Singapore’s gun clubs told to get rid of 70 weapons for security reasons
Military-grade sub-machine guns among the weapons to be destroyed or exported
By Low Lin Fhoong
Due to security concerns, police in Singapore have ordered the Singapore Gun Club (SGC) and the Singapore Rifle Association (SRA) to remove about 70 firearms, including several military-grade sub-machine guns, from the armouries at the National Shooting Centre at Old Choa Chu Kang Road, TODAY has learnt.
The move came after a review — understood to be prompted by concerns in light of the current security climate and terrorist threat — of the firearms and ammunition allowed for use in Singapore, including sports shooting.

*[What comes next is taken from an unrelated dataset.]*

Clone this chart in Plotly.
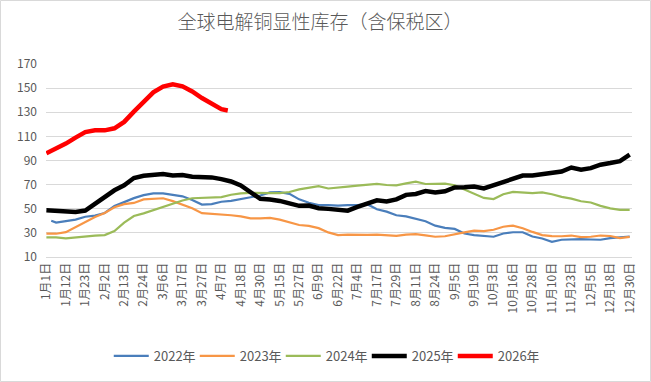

Under the new directive, only permitted handguns, rifles, shotguns and air weapons, as well as the respective ammunition, will be allowed for use at the centre. All automatic weapons, semi-automatic rifles and air weapons are prohibited.
The police issued the latest order in December, nearly a year after the authorities had initially seized 77 firearms from SGC and SRA, as well as ordered the centre to be closed to all shooting activities except for national training, because of serious licensing irregularities.

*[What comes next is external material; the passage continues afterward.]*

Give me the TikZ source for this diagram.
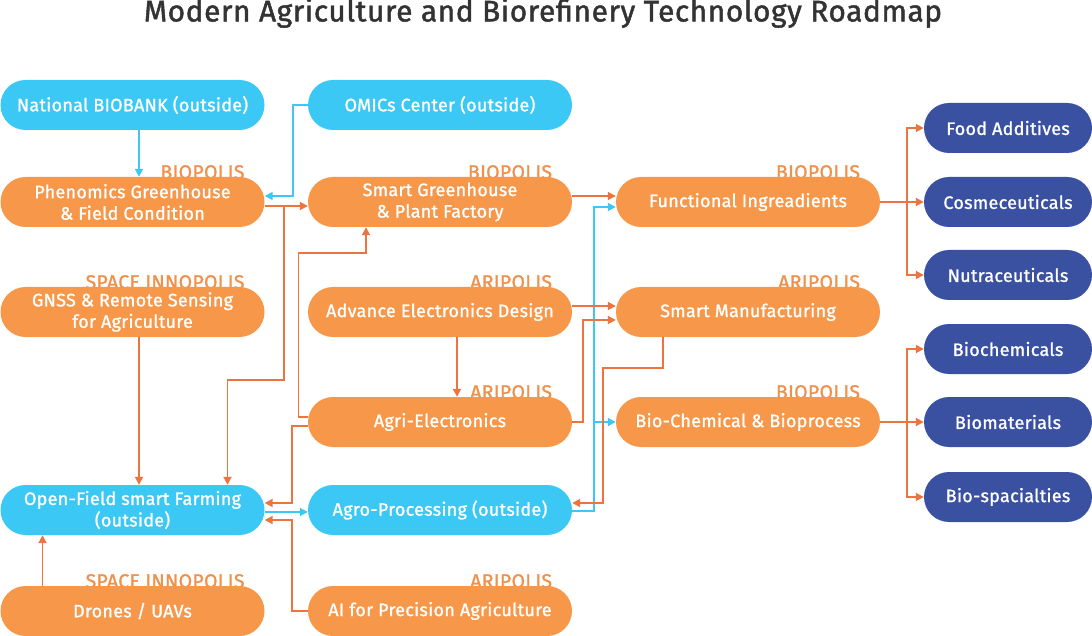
\documentclass[tikz,border=0pt]{standalone}
\usepackage{fontspec}
\setmainfont{Fira Sans}
\newfontfamily\medfont{Fira Sans}[FakeBold=1.2,LetterSpace=1.5]
\newfontfamily\titfont{Fira Sans}[FakeBold=1.5,LetterSpace=2]
\usetikzlibrary{arrows.meta,calc}
\definecolor{orfill}{HTML}{F7974A}
\definecolor{bufill}{HTML}{3CC8F4}
\definecolor{dbfill}{HTML}{3A51A2}
\definecolor{orline}{HTML}{EB7440}
\definecolor{orlab}{HTML}{F0904A}
\definecolor{titlec}{HTML}{333333}
\pgfdeclarelayer{bg}
\pgfsetlayers{bg,main}
\tikzset{
  box/.style={rectangle,rounded corners=25pt,minimum width=264pt,minimum height=50pt,inner sep=0pt,align=center,text=white,font=\medfont\fontsize{18}{21.5}\selectfont},
  obox/.style={box,fill=orfill},
  bbox/.style={box,fill=bufill},
  pbox/.style={box,fill=dbfill,minimum width=168pt},
  tag/.style={anchor=base east,text=orlab,font=\medfont\fontsize{19.5}{20}\selectfont,inner sep=0pt},
  oarr/.style={draw=orline,line width=1.8pt,-{Triangle[length=8pt,width=8pt]}},
  barr/.style={draw=bufill,line width=1.8pt,-{Triangle[length=8pt,width=8pt]}},
}
\begin{document}
\begin{tikzpicture}[x=1pt,y=-1pt]
\useasboundingbox (0,0) rectangle (1092,636);
\node[text=titlec,font=\titfont\fontsize{29.8}{32}\selectfont,inner sep=0pt] (title) at (543,13) {Modern Agriculture and Biorefinery Technology Roadmap};
% column 1
\node[bbox] (bb) at (132.5,105) {National BIOBANK (outside)};
\node[obox] (ph) at (132.5,202) {Phenomics Greenhouse\\\& Field Condition};
\node[obox] (gn) at (132.5,312) {GNSS \& Remote Sensing\\for Agriculture};
\node[bbox] (of) at (132.5,510) {Open-Field smart Farming\\(outside)};
\node[obox] (dr) at (132.5,611) {Drones / UAVs};
% column 2
\node[bbox] (om) at (440,105) {OMICs Center (outside)};
\node[obox] (sg) at (440,202) {Smart Greenhouse\\\& Plant Factory};
\node[obox] (ae) at (440,312) {Advance Electronics Design};
\node[obox] (ag) at (440,422) {Agri-Electronics};
\node[bbox] (ap) at (440,510) {Agro-Processing (outside)};
\node[obox] (ai) at (440,611) {AI for Precision Agriculture};
% column 3
\node[obox] (fi) at (748,202) {Functional Ingreadients};
\node[obox] (sm) at (748,312) {Smart Manufacturing};
\node[obox] (bc) at (748,422) {Bio-Chemical \& Bioprocess};
% column 4
\node[pbox] (fa) at (1008,128) {Food Additives};
\node[pbox] (co) at (1008,202) {Cosmeceuticals};
\node[pbox] (nu) at (1008,275) {Nutraceuticals};
\node[pbox] (bch) at (1008,349) {Biochemicals};
\node[pbox] (bm) at (1008,422) {Biomaterials};
\node[pbox] (bs) at (1008,497) {Bio-spacialties};
% tags
\begin{pgfonlayer}{bg}
\node[tag] (t1) at ($(ph.north east)+(-20,2)$) {BIOPOLIS};
\node[tag] (t2) at ($(sg.north east)+(-20,2)$) {BIOPOLIS};
\node[tag] (t3) at ($(fi.north east)+(-20,2)$) {BIOPOLIS};
\node[tag] (t4) at ($(gn.north east)+(-20,2)$) {SPACE INNOPOLIS};
\node[tag] (t5) at ($(ae.north east)+(-20,2)$) {ARIPOLIS};
\node[tag] (t6) at ($(sm.north east)+(-20,2)$) {ARIPOLIS};
\node[tag] (t7) at ($(ag.north east)+(-20,2)$) {ARIPOLIS};
\node[tag] (t8) at ($(bc.north east)+(-20,2)$) {BIOPOLIS};
\node[tag] (t9) at ($(dr.north east)+(-20,2)$) {SPACE INNOPOLIS};
\node[tag] (t10) at ($(ai.north east)+(-20,2)$) {ARIPOLIS};
\end{pgfonlayer}
% blue connectors
\draw[barr] ($(bb.south)+(6.5,0)$) -- ($(ph.north)+(6.5,0)$);
\draw[barr] (om.west) -| (293,196) -- ($(ph.east)+(0,-6)$);
\draw[barr] ($(of.east)+(0,2)$) -- ($(ap.west)+(0,2)$);
\draw[barr] ($(ap.east)+(0,1)$) -| (594,207) -- ($(fi.west)+(0,5)$);
\coordinate (bj) at (594,422);
\draw[barr] (bj) -- (bc.west);
% orange connectors
\draw[oarr] ($(ph.east)+(0,4)$) -- ($(sg.west)+(0,4)$);
\draw[oarr] ($(ph.east)+(0,4)$) -| (284,380) -| ($(of.north)+(95,0)$);
\draw[oarr] ($(gn.south)+(6.5,0)$) -- ($(of.north)+(6.5,0)$);
\draw[oarr] ($(dr.north)+(-90,0)$) -- ($(of.south)+(-90,0)$);
\draw[oarr] ($(ag.west)+(0,-5)$) -| (298.5,253) -| ($(sg.south)+(-74,0)$);
\draw[oarr] ($(ag.west)+(0,4)$) -| (292,503) -- ($(of.east)+(0,-7)$);
\draw[oarr] (ai.west) -| (292,520) -- ($(of.east)+(0,10)$);
\draw[oarr] ($(ae.south)+(17,0)$) -- ($(ag.north)+(17,0)$);
\draw[oarr] ($(ae.east)+(0,-6)$) -- ($(sm.west)+(0,-6)$);
\draw[oarr] ($(sg.east)+(0,-6)$) -- ($(fi.west)+(0,-6)$);
\draw[oarr] (ag.east) -| (583,320) -- ($(sm.west)+(0,8)$);
\draw[oarr] ($(sm.south)+(-85,0)$) |- (603,368) |- ($(ap.east)+(0,-7)$);
% fan-outs
\coordinate (j1) at (907,202);
\draw[oarr] (fi.east) -- (co.west);
\draw[oarr] (j1) |- (fa.west);
\draw[oarr] (j1) |- (nu.west);
\coordinate (j2) at (907,422);
\draw[oarr] (bc.east) -- (bm.west);
\draw[oarr] (j2) |- (bch.west);
\draw[oarr] (j2) |- (bs.west);
\end{tikzpicture}
\end{document}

An audit by the Police Licensing and Regulatory Department had found irregularities in the records of guns which had belonged to members who had died, quit the clubs or left the country.
Responding to queries from TODAY, a Singapore Police Force spokesperson said: “The Police have conducted a review of the types of firearms and ammunition that individuals and entities in Singapore can possess, if licensed to do so. One of the areas reviewed was sports shooting. The Police worked with the Ministry of Culture, Community and Youth and Sport Singapore (Sport SG) to balance the national interest of promoting sports shooting with security concerns.”
The spokesperson added that following the review, the police are working with Sport SG and the Singapore Shooting Association (SSA) “on the removal of non-permissible firearms and ammunition for sports shooting from the National Shooting Centre”.
The SGC and SRA have been told by the authorities to destroy or export non-permissible firearms and ammunition belonging to their members. TODAY understands that the majority of these weapons belong to SRA members, and that a number of them are military-grade sub-machine guns.
The latest police order comes amid a rise in lone-wolf terror attacks around the world, including mass shootings. On Sunday, a French Canadian university student opened fire at a Quebec City mosque during evening prayers, killing six people and injuring eight others. On New Year’s Day, a lone gunman murdered dozens of revellers at an Istanbul nightclub, with the Islamic State group claiming responsibility for the attack.
SGC told TODAY that it had destroyed 10 firearms at the end of last month. Its president Michael Vaz said the club “will comply with whatever the authorities have dictated without question”.
Mr Vaz, who is also president of the Singapore Shooting Association (SSA), said: “In light of the terrorist activity in the region and the world, we agree with the stance that the authorities have taken. I see no reason to own or shoot such firearms at the National Shooting Centre.”
According to SGC, only authorised personnel were previously allowed into its armoury to retrieve the firearms and ammunition, and gun owners were required to sign their weapons and ammunition in and out each time.
An SRA spokesperson said it was aware of the review but referred TODAY’s queries on the findings to the police.
The latest development comes during a tumultuous time for the Singapore shooting fraternity. In February last year, a police probe was launched following the seizure of the firearms, and the NSC remains closed to members of the public.
The SSA and SRA have also been involved in a number of legal disputes in the last two years involving the armoury, the SSA’s attempts to suspend the SRA’s privileges, as well as a defamation suit lodged by the SRA over remarks made by Mr Vaz. In December last year, the SSA announced that it was expelling the SRA from the association.